Background: Siglec-15 is an immunosuppressive sialic acid-binding Ig-like lectin expressed by myeloid cells, tumor associated macrophages (TAMs) and some human tumors. Siglec-15 expressed by TAMs inhibits anti-tumor immune responses by engaging unknown immune checkpoint(s) on T cells. Interactions between Siglec-15 on TAMs and sialy Tn (sTn) antigen found on tumor cells contributes to the immunosuppressive tumor microenvironment.

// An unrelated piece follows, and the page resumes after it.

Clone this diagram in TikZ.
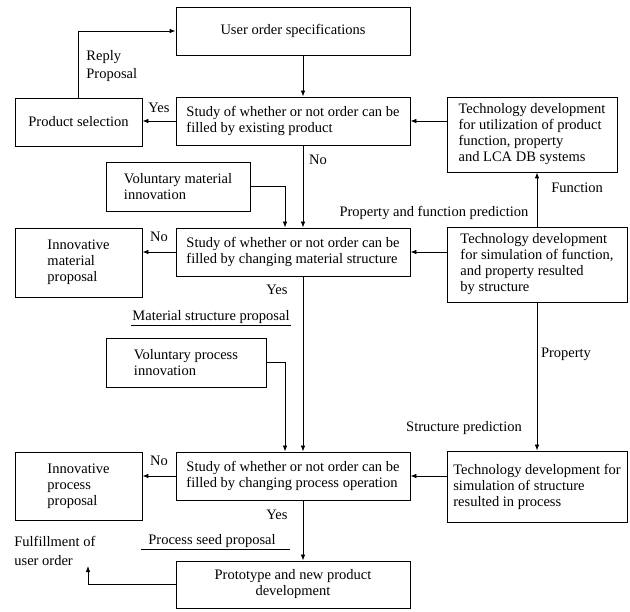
\documentclass[tikz,border=0pt]{standalone}
\usepackage{fontspec}
\setmainfont{Liberation Serif}
\usetikzlibrary{arrows.meta}

\begin{document}
\begin{tikzpicture}[x=1pt,y=-1pt,
    font=\fontsize{14.5}{16}\selectfont,
    >={Latex[length=6pt,width=4.5pt]},
    line width=0.8pt,
    blk/.style={draw,align=left,inner sep=0pt},
    lbl/.style={inner sep=1pt,align=left}]
    \useasboundingbox (0,0) rectangle (630,612);

    % boxes
    \node[blk,minimum width=234,minimum height=48] (order) at (293,31) {User order specifications};
    \node[blk,minimum width=234,minimum height=48] (study1) at (293,121)
        {Study of whether or not order can be\\filled by existing product};
    \node[blk,minimum width=127,minimum height=48] (select) at (78.5,122) {Product selection};
    \node[blk,minimum width=170,minimum height=75] (tech1) at (532,134.5)
        {Technology development\\for utilization of product\\function, property\\and LCA DB systems};
    \node[blk,minimum width=144,minimum height=49] (volmat) at (178,186.5)
        {Voluntary material\\innovation};
    \node[blk,minimum width=234,minimum height=48] (study2) at (293,252)
        {Study of whether or not order can be\\filled by changing material structure};
    \node[blk,minimum width=127,minimum height=69] (innmat) at (78.5,262.5)
        {Innovative\\material\\proposal};
    \node[blk,minimum width=180,minimum height=75] (tech2) at (537,264.5)
        {Technology development\\for simulation of function,\\and property resulted\\by structure};
    \node[blk,minimum width=160,minimum height=49] (volproc) at (186,362.5)
        {Voluntary process\\innovation};
    \node[blk,minimum width=234,minimum height=48] (study3) at (293,476)
        {Study of whether or not order can be\\filled by changing process operation};
    \node[blk,minimum width=127,minimum height=68] (innproc) at (78.5,486)
        {Innovative\\process\\proposal};
    \node[blk,minimum width=180,minimum height=71] (tech3) at (537,486.5)
        {Technology development for\\simulation of structure\\resulted in process};
    \node[blk,minimum width=234,minimum height=47,align=center] (proto) at (293,584.5)
        {Prototype and new product\\development};

    % labels
    \node[lbl,anchor=north west,font=\fontsize{14.5}{18}\selectfont] (reply) at (85,49) {Reply\\Proposal};
    \node[lbl] (yes1) at (159,108) {Yes};
    \node[lbl] (no1) at (318,160) {No};
    \node[lbl,anchor=west] (func) at (550,188) {Function};
    \node[lbl] (pfpred) at (434,213) {Property and function prediction};
    \node[lbl] (no2) at (159,237) {No};
    \node[lbl] (yes2) at (277,290) {Yes};
    \node[lbl] (matlbl) at (211,317) {Material structure proposal};
    \node[lbl] (prop) at (566,354) {Property};
    \node[lbl] (strpred) at (464,428) {Structure prediction};
    \node[lbl] (no3) at (159,461) {No};
    \node[lbl] (yes3) at (277,515) {Yes};
    \node[lbl] (seedlbl) at (212,541) {Process seed proposal};
    \node[lbl,anchor=north west,font=\fontsize{14.5}{19}\selectfont] (fulfil) at (13,535) {Fulfillment of\\user order};

    \coordinate (col) at (303,0);
    \coordinate (col2) at (285,0);
    \coordinate (fulend) at (88,566);

    % underlines
    \draw (matlbl.south west) -- (matlbl.south east);
    \draw ([xshift=-6pt]seedlbl.south west) -- ([xshift=13pt]seedlbl.south east);

    % connectors
    \draw[->] (order.south -| col) -- (study1.north -| col);
    \draw[->] (study1.west) -- (select.east |- study1.west);
    \draw[->] (select.north) -- (select.north |- order.west) -- (order.west);
    \draw[->] (tech1.west |- study1.east) -- (study1.east);
    \draw[->] (tech2.north) -- (tech1.south -| tech2.north);
    \draw[->] (study1.south -| col) -- (study2.north -| col);
    \draw[->] (volmat.east) -| (col2 |- study2.north);
    \draw[->] (study2.west) -- (innmat.east |- study2.west);
    \draw[->] (tech2.west |- study2.east) -- (study2.east);
    \draw[->] (study2.south -| col) -- (study3.north -| col);
    \draw[->] (volproc.east) -| (col2 |- study3.north);
    \draw[->] (tech2.south) -- (tech3.north);
    \draw[->] (study3.west) -- (innproc.east |- study3.west);
    \draw[->] (tech3.west |- study3.east) -- (study3.east);
    \draw[->] (study3.south -| col) -- (proto.north -| col);
    \draw[->] (proto.west) -| (fulend);
\end{tikzpicture}
\end{document}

Notably, the mutually exclusive expression of Siglec-15 and the checkpoint ligand PD-L1 by cancer cells emphasizes Siglec-15 as an attractive target for cancer immunotherapy.

Methods: Anti-Siglec-15 antibodies were cloned from B cells derived from rabbits immunized with human Siglec-15. Cells were cultured at clonal density, and IgG antibodies in supernatants were evaluated for binding to human, murine and cynomolgus Siglec-15. Variable-regions from positive hits were sequenced, cloned, and expressed as recombinant rabbit human IgG1 Fc chimeras. Anti-Siglec-15 chimeric antibodies were evaluated in a panel of functional and phenotypic assays using primary human macrophages and T cells, and then prioritized for evaluation in murine tumor models.

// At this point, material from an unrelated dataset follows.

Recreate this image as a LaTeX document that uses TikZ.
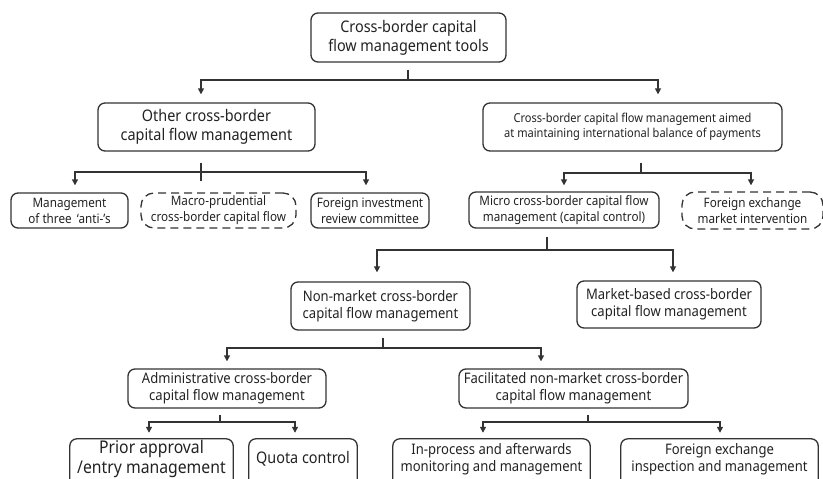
\documentclass[tikz,border=0pt]{standalone}
\usepackage{fontspec}
\setmainfont{Noto Sans}[FakeStretch=0.9]
\usetikzlibrary{arrows.meta}
\definecolor{ink}{HTML}{333333}
\definecolor{txt}{HTML}{222222}
\newcommand{\fs}[2]{\fontsize{#1}{#2}\selectfont}
\begin{document}
\begin{tikzpicture}[x=1pt,y=-1pt,
  frame/.style={draw=ink, line width=1.3pt, rounded corners=7pt},
  box/.style={frame, inner sep=0pt, align=center, text=txt},
  dbox/.style={box, dash pattern=on 8pt off 5pt, rounded corners=13pt},
  lowbox/.style={inner sep=0pt, align=center, text=txt},
  wire/.style={draw=ink, line width=1.4pt},
  arr/.style={wire, -{Triangle[width=6pt,length=6pt]}}]
\useasboundingbox (0,0) rectangle (823,479);
\clip (0,0) rectangle (823,479);

% level 1
\node[box, minimum width=195, minimum height=49, font=\fs{16}{19}] (top) at (408.5,37.5)
  {Cross-border capital\\flow management tools};

% level 2
\node[box, minimum width=217, minimum height=48, font=\fs{16}{19}] (other) at (206.5,127)
  {Other cross-border\\capital flow management};
\node[box, minimum width=299, minimum height=48, font=\fs{12.3}{15}] (bop) at (632.5,127)
  {Cross-border capital flow management aimed\\at maintaining international balance of payments};

% level 3
\node[box, minimum width=117, minimum height=35, font=\fs{13}{16}] (anti) at (69.5,210.5)
  {Management\\of three \,‘anti-’s};
\node[dbox, minimum width=155, minimum height=35, font=\fs{13}{16}] (macro) at (218.5,210.5)
  {Macro-prudential\\cross-border capital flow};
\node[box, minimum width=118, minimum height=35, font=\fs{13}{16}] (review) at (370,210.5)
  {Foreign investment\\review committee};
\node[box, minimum width=190, minimum height=36, font=\fs{13}{16}] (micro) at (564,210)
  {Micro cross-border capital flow\\management (capital control)};
\node[dbox, minimum width=141, minimum height=37, font=\fs{13}{16}] (fxint) at (752.5,210.5)
  {Foreign exchange\\market intervention};

% level 4
\node[box, minimum width=179, minimum height=48, font=\fs{14.5}{17}] (nonmkt) at (380.5,306)
  {Non-market cross-border\\capital flow management};
\node[box, minimum width=184, minimum height=47, font=\fs{14.5}{17}] (mkt) at (669,304.5)
  {Market-based cross-border\\capital flow management};

% level 5
\node[box, minimum width=198, minimum height=39, font=\fs{14.5}{17}] (admin) at (227,388.5)
  {Administrative cross-border\\capital flow management};
\node[box, minimum width=229, minimum height=39, font=\fs{14.5}{17}] (facil) at (573.5,388.5)
  {Facilitated non-market cross-border\\capital flow management};

% level 6: frames run on past the lower edge
\node[lowbox, minimum width=163, minimum height=40, font=\fs{17.5}{20}] (prior) at (151.5,459)
  {Prior approval\\/entry management};
\node[lowbox, minimum width=108, minimum height=40, font=\fs{16}{19}] (quota) at (303,459)
  {Quota control};
\node[lowbox, minimum width=197, minimum height=40, font=\fs{14.5}{17}] (inproc) at (491.5,459)
  {In-process and afterwards\\monitoring and management};
\node[lowbox, minimum width=197, minimum height=40, font=\fs{14.5}{17}] (insp) at (719.5,459)
  {Foreign exchange\\inspection and management};
\foreach \n in {prior,quota,inproc,insp}
  \draw[frame] (\n.north west) rectangle ([yshift=-10pt]\n.south east);

% bus junctions
\coordinate (j1) at (408,80);
\coordinate (j2) at (201,172);
\coordinate (j3) at (641,173);
\coordinate (j4) at (547,250);
\coordinate (j5) at (383,348);
\coordinate (j6) at (220,422);
\coordinate (j7) at (588,422);

% top -> level 2
\draw[wire] ([xshift=-0.5pt,yshift=-7pt]top.south) -- (j1);
\draw[arr] (j1) -| ([xshift=-5.5pt,yshift=8pt]other.north);
\draw[arr] (j1) -| ([xshift=25.5pt,yshift=8pt]bop.north);

% other -> level 3
\draw[wire] ([xshift=-5.5pt,yshift=-11pt]other.south) -- ([xshift=-17.5pt,yshift=11pt]macro.north);
\draw[arr] (j2) -| ([xshift=5.5pt,yshift=7pt]anti.north);
\draw[arr] (j2) -| ([xshift=-4pt,yshift=7pt]review.north);

% balance of payments -> level 3
\draw[wire] ([xshift=8.5pt,yshift=-11pt]bop.south) -- (j3);
\draw[arr] (j3) -| ([yshift=6pt]micro.north);
\draw[arr] (j3) -| ([xshift=-1.5pt,yshift=6pt]fxint.north);

% micro -> level 4
\draw[wire] ([xshift=-17pt,yshift=-8pt]micro.south) -- (j4);
\draw[arr] (j4) -| ([xshift=-3.5pt,yshift=9pt]nonmkt.north);
\draw[arr] (j4) -| ([xshift=4pt,yshift=8pt]mkt.north);

% non-market -> level 5
\draw[wire] ([xshift=2.5pt,yshift=-7pt]nonmkt.south) -- (j5);
\draw[arr] (j5) -| ([yshift=7pt]admin.north);
\draw[arr] (j5) -| ([xshift=-32.5pt,yshift=7pt]facil.north);

% administrative -> level 6
\draw[wire] ([xshift=-7pt,yshift=-6pt]admin.south) -- (j6);
\draw[arr] (j6) -| ([xshift=-2.5pt,yshift=6pt]prior.north);
\draw[arr] (j6) -| ([xshift=-8pt,yshift=6pt]quota.north);

% facilitated -> level 6
\draw[wire] ([xshift=14.5pt,yshift=-6pt]facil.south) -- (j7);
\draw[arr] (j7) -| ([xshift=-8.5pt,yshift=6pt]inproc.north);
\draw[arr] (j7) -| ([xshift=0.5pt,yshift=6pt]insp.north);
\end{tikzpicture}
\end{document}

Results: Thirty-one rabbit anti-Siglec-15 clones were expressed as rabbit-human IgG1 chimeras based on binding to recombinant human, cynomolgus and murine Siglec-15 proteins, binding to Siglec-15 expressing cell lines, and lack of binding to other Siglec family members. A subset of these clones inhibited the binding of Siglec-15 to sTn. The top 5 clones were identified in functional screens modeling Siglec-15 mediated immune suppression. The clones rescued the NFAT promotor activity of a T cell reporter cell line as well as the proliferative and IFN-γ response of anti-CD3 activated human T cells from the inhibitory activity of recombinant Siglec-15-Fc protein. Selected clones also relieved M2c-macrophage-mediated immune suppression in M2c/T cell coculture assays by restoring T-cell proliferation and IFN-γ secretion. The prioritized clones are currently under evaluation in in vivo tumor models for PK and efficacy.

Conclusions: We identified novel anti-Siglec-15 antibodies that restore T cell effector function following suppression by recombinant and cell-expressed Siglec-15. These data support further development of these anti-Siglec 15 antibodies as an anti-cancer immunotherapy.

Citation Format: Myriam Bouchlaka, Huyen Dinh, Sam Lam, Valerie Wall, Darbie Whitman, Ramya Chandrasekaran, Johanna Harshman, Texia Loh, Lauren Loh, Tom Graddis, Kamal D. Puri, Peter Probst. Discovery and preclinical characterization of anti-Siglec-15 antibodies that rescue T cells from macrophage-mediated immune suppression [abstract]. In: Proceedings of the American Association for Cancer Research Annual Meeting 2021; 2021 Apr 10-15 and May 17-21. Philadelphia (PA): AACR; Cancer Res 2021;81(13_Suppl):Abstract nr 1638.